Located on the east side of the Yorke Peninsula, Ardrossan is bountiful water just 150 km west of Adelaide, so is a popular weekend fishing destination. Looking out on the long pier at Ardrossan, it’s striking how much equipment anglers take with them. Some have so much tackle that trolleys are needed to cart tackle boxes, rods, reels, bait and crab nets.
Everyone seems to have a crab drop net and a selection of squid jigs. It’s no wonder – the pier has a big reputation for producing both blue swimmer crabs and squid in good numbers. It also produces school mulloway to about 90 cm, salmon, King George whiting, Tommy ruff (Australian herring) and mullet.
Blue swimmer crabs are tasty and any month containing an “R” is regarded as a crabbing month, especially January–April. Not everyone works a drop net though. Another method used for crabbing is raking, where an angler will wade and rake sandy patches. As the rake goes over the top of a crab, it sticks its claws out and gives away its hiding place. On seeing this, the angler carefully scoops the crab out. The best crab-raking areas are to the north and south of town.
Boating anglers are well serviced with an excellent boat-launching facility adjacent to the bulk-loading jetty south of the fishing pier. During summer, anglers fishing near the pier have caught yellowtail kingfish to 20 kg.
Offshore fishing is mainly about snapper and King George whiting. The best-known snapper area is the Ardrossan Barge (GPS: S34.31.838, E138.03.675) which was created to keep anglers away from the historic Zanoni shipwreck, 1 nautical mile to the north. The steel barge is in about 16 m of water and fishes best November–February for snapper to 15 kg and the occasional large mulloway.

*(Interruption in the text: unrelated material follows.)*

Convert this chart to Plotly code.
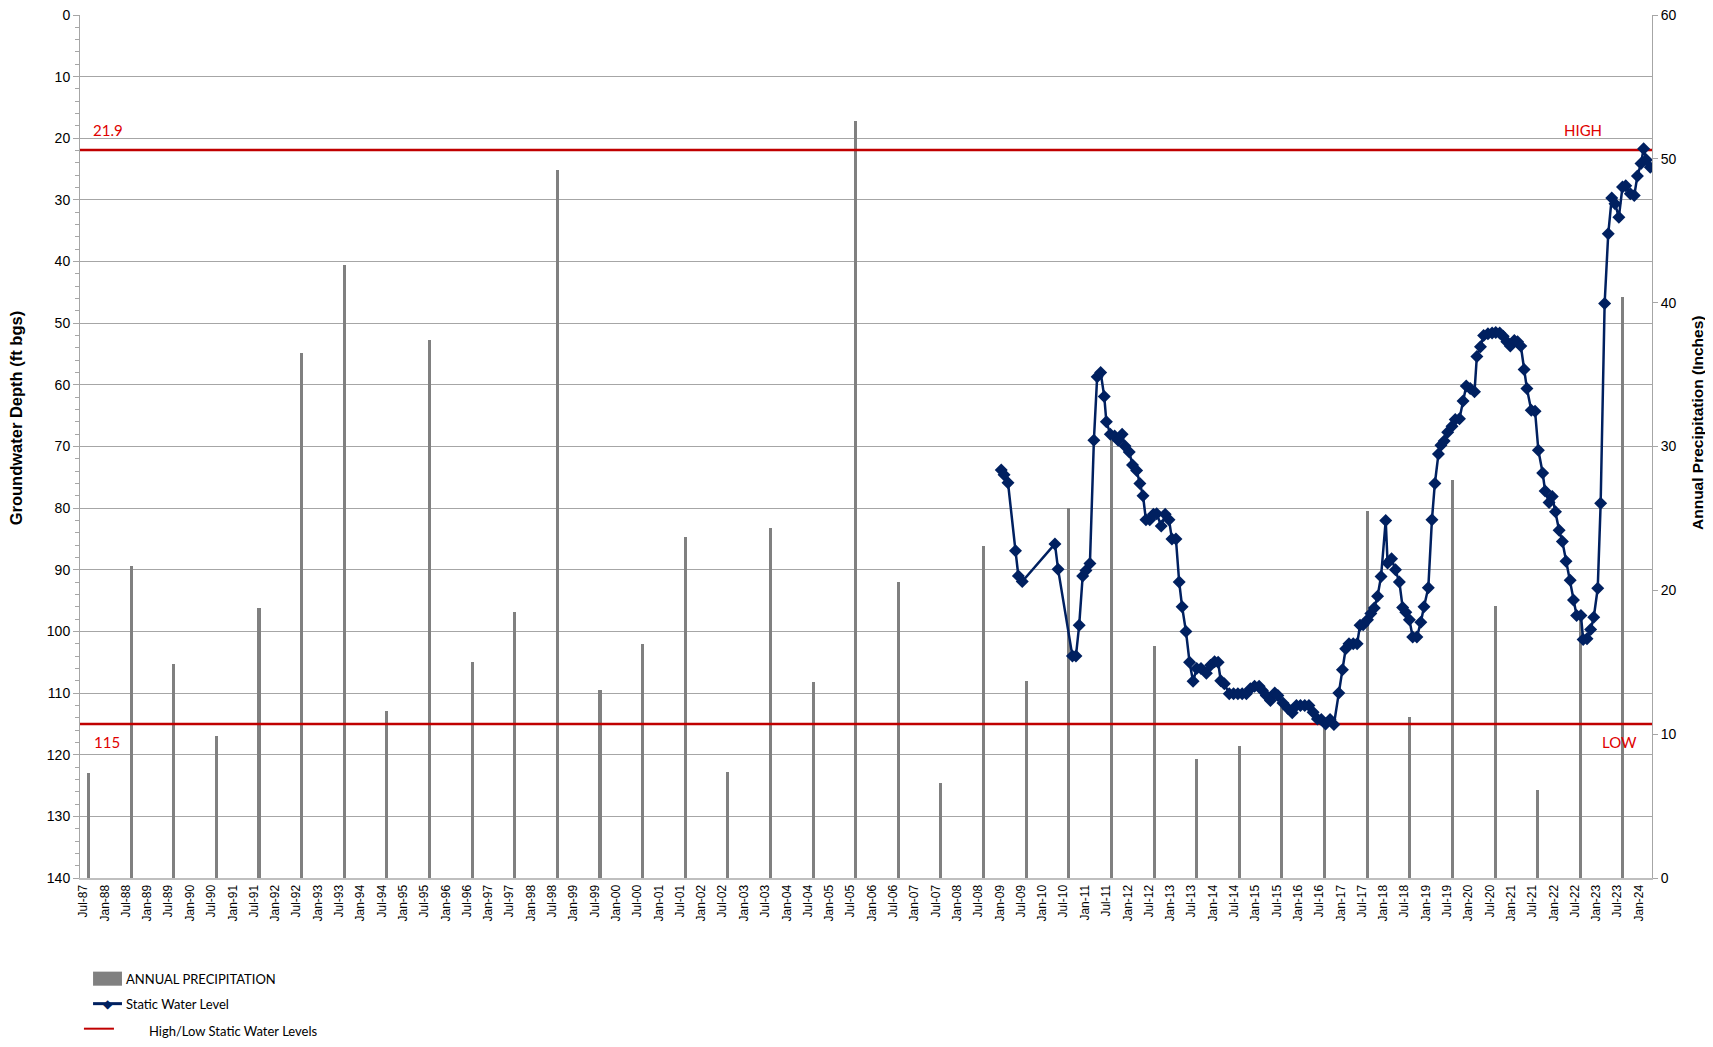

Keep your sounder switched on. The area is littered with sunken boats, officially created artificial reefs, and the decidedly less legal ‘drops’. A drop is what the locals call an artificial reef of their own making. It could be car bodies, piles of wood (including old boats) or refrigerators. These reefs are so good at attracting snapper that some commercial fishermen have been known to hire prawn trawlers to catch the ‘drops’ in their nets and move them to new locations.
King George whiting average 30–40 cm, and are caught closer to shore in about 4–6 m of water. Look for sandy bottom interspersed with weed or seagrass beds. You will catch squid over the same grounds. Some anglers prefer to wade the shallows and fish for silver whiting, which make ideal snapper bait.
There are half a dozen boat ramps further down the coast, including an excellent all-weather boat ramp at Stansbury and jetties at Stansbury and Edithburgh. The next pier suitable for fishing is at Port Vincent.